Written by: Dave Foy & Deb Mashek, PhD
Turf battles between dealership sales and service departments can dent profitability.
Two myths undercut the long-term profitability of dealerships.
Myth #1: That which is good for the customer is bad for profit.
Myth #2: That which is good for one department is bad for others.
Rather than advancing profitability, these myths—both of which feed upon the common yet counterproductive, zero-sum mentality of competition over collaboration — drive behaviors and decision making that undercut both the health and wealth of dealerships.
For example, imagine a service manager and a salesperson compete to greet a customer. The service manager accuses the salesperson of stealing work from the service department.
Then, when the customer asks for a ride back to their office, the service manager asks the sales manager if a member of the sales team could make the run. The sales manager tells him no way, adding that he can't risk a customer walking in while his guy is out running errands for the dealership.
Examples like these point to a widespread and persistent problem in the industry: failure to work collaboratively across departments to meet customers' needs. Poor collaboration within the dealership leads to dissatisfied and disloyal customers. This, in turn, leads to less profitability over the long term.
What's a dealership to do? The answer: build a culture that centers on cross-departmental collaboration to address customers' needs.
When cross-departmental collaboration is working well department leaders ask, "Why can't we … ?" rather than asserting "Why we can't." At all levels of the organization, team members look for opportunities to improve the lives of customers. They smooth the pathway for others in the organization regardless of their home department to do their job better, more quickly or with more joy — knowing all these qualities contribute positively to customers' experience.
*Image Source: Automotive News
While cross-departmental collaboration may sound good in theory, it can be challenging to create in practice. In addition to entrenched attitudes and practices, siloed departmental structures and a lack of cross-department interaction result in a lack of knowledge about others' work.
For example, team members may use department-specific jargon, follow department-specific workflows and prioritize department-specific outcomes. Individuals from different departments may work within different constraints, see different risks and opportunities and anticipate different downstream consequences.
While each of these factors creates friction in cross-department collaboration, the financial interests of dealerships are well-served by investing the time and effort necessary to overcome these predictable and navigable challenges.
Here are three simple, no-cost strategies leaders can deploy right now to nudge the culture of collaboration:
First, create opportunities for everyone to learn what different departments do and what they care about. Invite a manager from another department to talk with your team about what their department does or to workshop a solution to a challenge or perhaps unpack some piece of jargon. Better yet, hold all-team meetings regularly to help bust silos and drive interpersonal connection among individuals and teams.
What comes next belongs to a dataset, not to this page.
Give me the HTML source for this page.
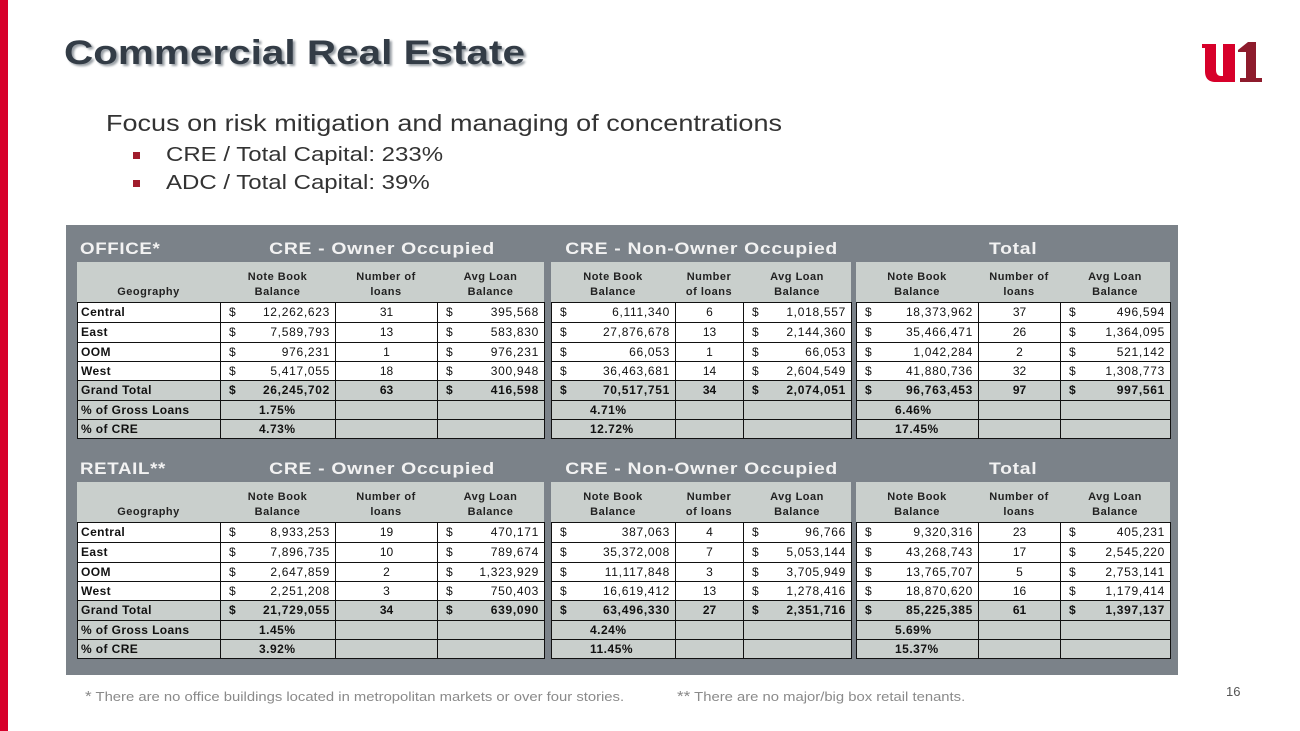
<!DOCTYPE html>
<html><head><meta charset="utf-8">
<style>
body{margin:0;width:1300px;height:731px;background:#fff;position:relative;overflow:hidden;font-family:"Liberation Sans",Arial,sans-serif;}
.abs{position:absolute;}
.cell{position:absolute;box-sizing:border-box;font-size:12px;color:#111;line-height:19px;white-space:nowrap;}
.hdr{position:absolute;background:#c9cfcc;}
.ht{position:absolute;font-size:11px;font-weight:bold;color:#222;text-align:center;line-height:15px;letter-spacing:0.5px;}
.sec{position:absolute;font-size:17px;font-weight:bold;color:#f2f2f2;letter-spacing:0.6px;}
.sx{display:inline-block;transform:scaleX(1.14);transform-origin:center;}
</style></head><body>
<div class="abs" style="left:0;top:0;width:8px;height:731px;background:#d7002a;"></div>
<div class="abs" style="left:64px;top:34px;font-size:34px;font-weight:bold;color:#333c46;text-shadow:2px 2px 2px #9aa0a6;transform:scaleX(1.19);transform-origin:left;">Commercial Real Estate</div>
<div class="abs" style="left:1200px;top:38px;width:62px;height:44px;">
<svg width="62" height="44" viewBox="0 0 62 44"><path d="M2 6h14v26c0 4 2 6 5 6h2V6h12v38H16C8 44 5 40 5 33V10H2z" fill="#d7002a"/><path d="M38 12l10-8h8v36h6v4H40v-4h6V14h-8z" fill="#8d1b2c"/></svg></div>
<div class="abs" style="left:106px;top:110px;font-size:23px;color:#333;transform:scaleX(1.175);transform-origin:left;">Focus on risk mitigation and managing of concentrations</div>
<div class="abs" style="left:133px;top:152px;width:7px;height:7px;background:#a01c2c;"></div>
<div class="abs" style="left:166px;top:144px;font-size:20px;color:#333;transform:scaleX(1.2);transform-origin:left;">CRE / Total Capital: 233%</div>
<div class="abs" style="left:133px;top:180px;width:7px;height:7px;background:#a01c2c;"></div>
<div class="abs" style="left:166px;top:172px;font-size:20px;color:#333;transform:scaleX(1.2);transform-origin:left;">ADC / Total Capital: 39%</div>
<div class="abs" style="left:66px;top:225px;width:1112px;height:450px;background:#7b8289;"></div>
<div id="tables"></div>
<div class="abs" style="left:85px;top:688px;font-size:13px;color:#8a8a8a;transform:scaleX(1.14);transform-origin:left;"><span style="font-size:15px">*</span> There are no office buildings located in metropolitan markets or over four stories.</div>
<div class="abs" style="left:677px;top:688px;font-size:13px;color:#8a8a8a;transform:scaleX(1.14);transform-origin:left;"><span style="font-size:15px">**</span> There are no major/big box retail tenants.</div>
<div class="abs" style="left:1226px;top:684px;font-size:13px;color:#555;">16</div>
<script>
const geographies=["Central","East","OOM","West","Grand Total"];
const officeOwnerBal=["12,262,623","7,589,793","976,231","5,417,055","26,245,702"];
const officeOwnerNum=["31","13","1","18","63"];
const officeOwnerAvg=["395,568","583,830","976,231","300,948","416,598"];
const officeOwnerPct=["1.75%","4.73%"];
const officeNonBal=["6,111,340","27,876,678","66,053","36,463,681","70,517,751"];
const officeNonNum=["6","13","1","14","34"];
const officeNonAvg=["1,018,557","2,144,360","66,053","2,604,549","2,074,051"];
const officeNonPct=["4.71%","12.72%"];
const officeTotBal=["18,373,962","35,466,471","1,042,284","41,880,736","96,763,453"];
const officeTotNum=["37","26","2","32","97"];
const officeTotAvg=["496,594","1,364,095","521,142","1,308,773","997,561"];
const officeTotPct=["6.46%","17.45%"];
const retailOwnerBal=["8,933,253","7,896,735","2,647,859","2,251,208","21,729,055"];
const retailOwnerNum=["19","10","2","3","34"];
const retailOwnerAvg=["470,171","789,674","1,323,929","750,403","639,090"];
const retailOwnerPct=["1.45%","3.92%"];
const retailNonBal=["387,063","35,372,008","11,117,848","16,619,412","63,496,330"];
const retailNonNum=["4","7","3","13","27"];
const retailNonAvg=["96,766","5,053,144","3,705,949","1,278,416","2,351,716"];
const retailNonPct=["4.24%","11.45%"];
const retailTotBal=["9,320,316","43,268,743","13,765,707","18,870,620","85,225,385"];
const retailTotNum=["23","17","5","16","61"];
const retailTotAvg=["405,231","2,545,220","2,753,141","1,179,414","1,397,137"];
const retailTotPct=["5.69%","15.37%"];
const pctLabels=["% of Gross Loans","% of CRE"];

const root=document.getElementById('tables');
const rowY=[302,322,342,361,380,400,419,438];
function mk(cls,x,y,w,h,html,name,extra){
  const d=document.createElement('div');
  d.className=cls;
  d.style.left=x+'px';d.style.top=y+'px';d.style.width=w+'px';d.style.height=h+'px';
  if(extra)d.style.cssText+=extra;
  d.innerHTML=html;
  
  
  root.appendChild(d);return d;
}
function block(off,cols,bal,num,avg,pct,numHdr,prefix,withGeo){
  const [a,b,c,e]=cols;
  const hx=withGeo?77:a;
  mk('hdr',hx,262+off,e-hx,40,'',prefix+'-header-bg');
  if(withGeo) mk('ht',77,285+off,143,15,'Geography',prefix+'-geography-header');
  mk('ht',a,270+off,b-a,30,'Note Book<br>Balance',prefix+'-note-header');
  mk('ht',b,270+off,c-b,30,numHdr,prefix+'-number-header');
  mk('ht',c,270+off,e-c,30,'Avg Loan<br>Balance',prefix+'-avg-header');
  for(let r=0;r<7;r++){
    const y=rowY[r]+off,h=rowY[r+1]-rowY[r];
    const gray=r>=4;const bg=gray?'#c9cfcc':'#fff';
    const fw=r>=4?'bold':'normal';
    const bs='border:1px solid #111;background:'+bg+';font-weight:'+fw+';';
    if(withGeo){
      const lab=r<5?geographies[r]:pctLabels[r-5];
      mk('cell',77,y,144,h+1,'<span style="padding-left:3px;font-weight:bold;letter-spacing:0.4px">'+lab+'</span>',prefix+'-geo-'+r,bs);
    }
    if(r<5){
      mk('cell',a,y,b-a+1,h+1,'<span style="position:absolute;left:8px">$</span><span style="position:absolute;right:5px">'+bal[r]+'</span>',prefix+'-balance-'+r,bs+'letter-spacing:0.7px;');
      mk('cell',b,y,c-b+1,h+1,'<div style="text-align:center">'+num[r]+'</div>',prefix+'-count-'+r,bs);
      mk('cell',c,y,e-c+1,h+1,'<span style="position:absolute;left:8px">$</span><span style="position:absolute;right:5px">'+avg[r]+'</span>',prefix+'-avg-'+r,bs+'letter-spacing:0.7px;');
    } else {
      mk('cell',a,y,b-a+1,h+1,'<span style="position:absolute;left:38px;letter-spacing:0.5px">'+pct[r-5]+'</span>',prefix+'-pct-'+r,bs);
      mk('cell',b,y,c-b+1,h+1,'',prefix+'-blank-'+r,bs);
      mk('cell',c,y,e-c+1,h+1,'',prefix+'-blank2-'+r,bs);
    }
  }
}
function section(off,name,data){
  const p=name.toLowerCase().replace(/\W/g,'');
  mk('sec',80,239+off,200,22,'<span style="display:inline-block;transform:scaleX(1.1);transform-origin:left">'+name+'</span>',p+'-label');
  mk('sec',260,239+off,245,22,'<div style="text-align:center"><span class="sx">CRE - Owner Occupied</span></div>',p+'-owner-occupied-title');
  mk('sec',551,239+off,302,22,'<div style="text-align:center"><span class="sx">CRE - Non-Owner Occupied</span></div>',p+'-non-owner-occupied-title');
  mk('sec',856,239+off,314,22,'<div style="text-align:center"><span class="sx">Total</span></div>',p+'-total-title');
  block(off,[220,335,437,544],data[0],data[1],data[2],data[3],'Number of<br>loans',p+'-owner',true);
  block(off,[551,675,743,851],data[4],data[5],data[6],data[7],'Number<br>of loans',p+'-nonowner',false);
  block(off,[856,978,1060,1170],data[8],data[9],data[10],data[11],'Number of<br>loans',p+'-total',false);
}
section(0,'OFFICE*',[officeOwnerBal,officeOwnerNum,officeOwnerAvg,officeOwnerPct,officeNonBal,officeNonNum,officeNonAvg,officeNonPct,officeTotBal,officeTotNum,officeTotAvg,officeTotPct]);
section(220,'RETAIL**',[retailOwnerBal,retailOwnerNum,retailOwnerAvg,retailOwnerPct,retailNonBal,retailNonNum,retailNonAvg,retailNonPct,retailTotBal,retailTotNum,retailTotAvg,retailTotPct]);
</script>
</body></html>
Second, notice and celebrate instances of cross-department collaboration that served a customer's interest. If a customer in line for the service desk spills a coffee and someone from finance runs over to help with the cleanup as someone else from sales brings a fresh cup, name what this is: an example of your team making it their collective business to take good care of customers. Likewise, when a customer sings the dealership's praises, share that feedback with the team and make clear the role collaboration played in making that happen. As every parent, pet owner and teacher knows — what gets rewarded gets repeated. To generate more collaboration: see it, name it, celebrate it.
Third, cultivate collaborative mindsets. To break out of the zero-sum thinking that drives noncollaborative behavior, encourage everyone on the team to see their work from a more collaborative angle. In leadership meetings, 1-on-1s with team members or even on the bulletin board in the break room, ask questions to nudge the collaborative mindset. These can include:
In what ways are our respective goals aligned?
What is the cost of inaction?
What is the potential return on investment both now and in the long term?
What do we stand to learn from people in other departments by working together (e.g., new perspectives, new skills, sector know-how)?
In what ways might a deeper relationship with these departments provide value to our customers?
When everyone in the dealership focuses on collaboratively serving the customer rather than on departmental turf battles and self-interest, customers win and dealerships thrive.